Conservation planning for Great Barrier Reef islands

It’s a classic conservation planning problem. There are hundreds of islands within the Great Barrier Reef World Heritage Area with ecological values of national and international significance. Serious threats to those values are posed by invasive plants and animals, and there are limited people and money to manage the threats. How should the conservation dollar be spent?

Professor Bob Pressey at JCU said the goal of the GBR islands program was to produce decision-support tools for the managers of the islands (QLD Queensland Department of National Parks, Recreation, Sport & Racing and the Great Barrier Reef Marine Park Authority). An important outcome is that the managers will be able to come up with investment plans that have a stronger evidence base than in the past, making them more cost-effective and accountable.

Pressey said the project team is creating software that the National Park islands managers can interact with using a GIS interface. He said, “We hope it will reveal conservation priorities that have not yet been identified. However it also allows an adaptive approach, where the data that are influencing “decisions” are easy to see and can be improved if something doesn’t make sense.”

Conservation planning is a relatively young science and the software is constantly evolving to allow more sophisticated scenarios. Pressey said, “We want to approach the complexity of real-world decision-making. That means being able to set priorities in time and space and to allow for multiple management actions in the same places.”

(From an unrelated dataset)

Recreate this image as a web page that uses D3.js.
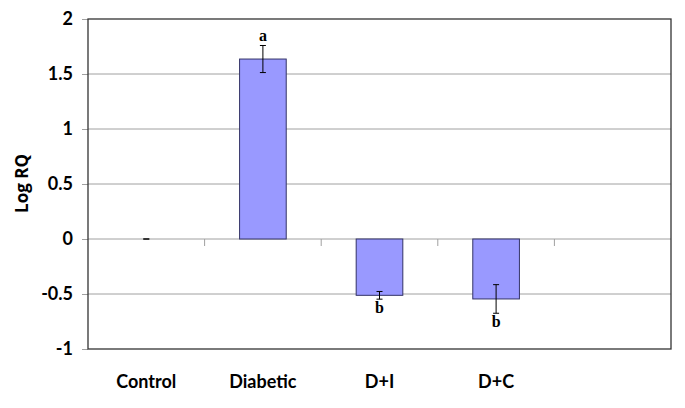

Goats, for example, are a non-native species on the GBR islands where control is expensive and not always fully effective. According to Pressey there are cases where National Parks have gone out and shot goats to blazes but not quite finished the job because the money has run out. Then the goats build back up again and the benefits are gone. Managers need to be able to ask complex questions such as; “How long should a control program run? and “Do we need continuity for eradication or does it make more sense to control every few years?”

Pressey said “We have found the managers can tell us a lot about how much control programs cost but there are significant gaps in our knowledge of the recovery of ecological values of importance after threat abatement. So we’re having to estimate as best we can.”

Developing criteria that establish clear links between management actions, threats and ecological values is an important outcome of the project. There are no historical baselines for most species. For seabirds, one the threatened species groups that are found on the islands, important criteria are whether nesting is restricted to the island and what other resources are utilised for food or habitat.

“We have compiled an extensive data base from published papers, grey literature and from the accumulated knowledge of people who know about the islands. For seabirds for example, we worked with an elicitation process to ask managers a series of questions about threats and about population estimates, habitat associations, and life-history traits of birds on the islands.”

The software development was possible because of a resource-sharing arrangement with a Western Australian project on the biosecurity of islands off the Pilbara coast. Pressey said, “We have an explicit set of criteria now that we can use to prioritise threats to the GBR islands and can also be used for other similar situations such as the islands off the Pilbara coast. It will get really interesting when people start interacting with the software. We have done the groundwork for a system that can evolve and improve with continued collaboration between JCU and the island managers.”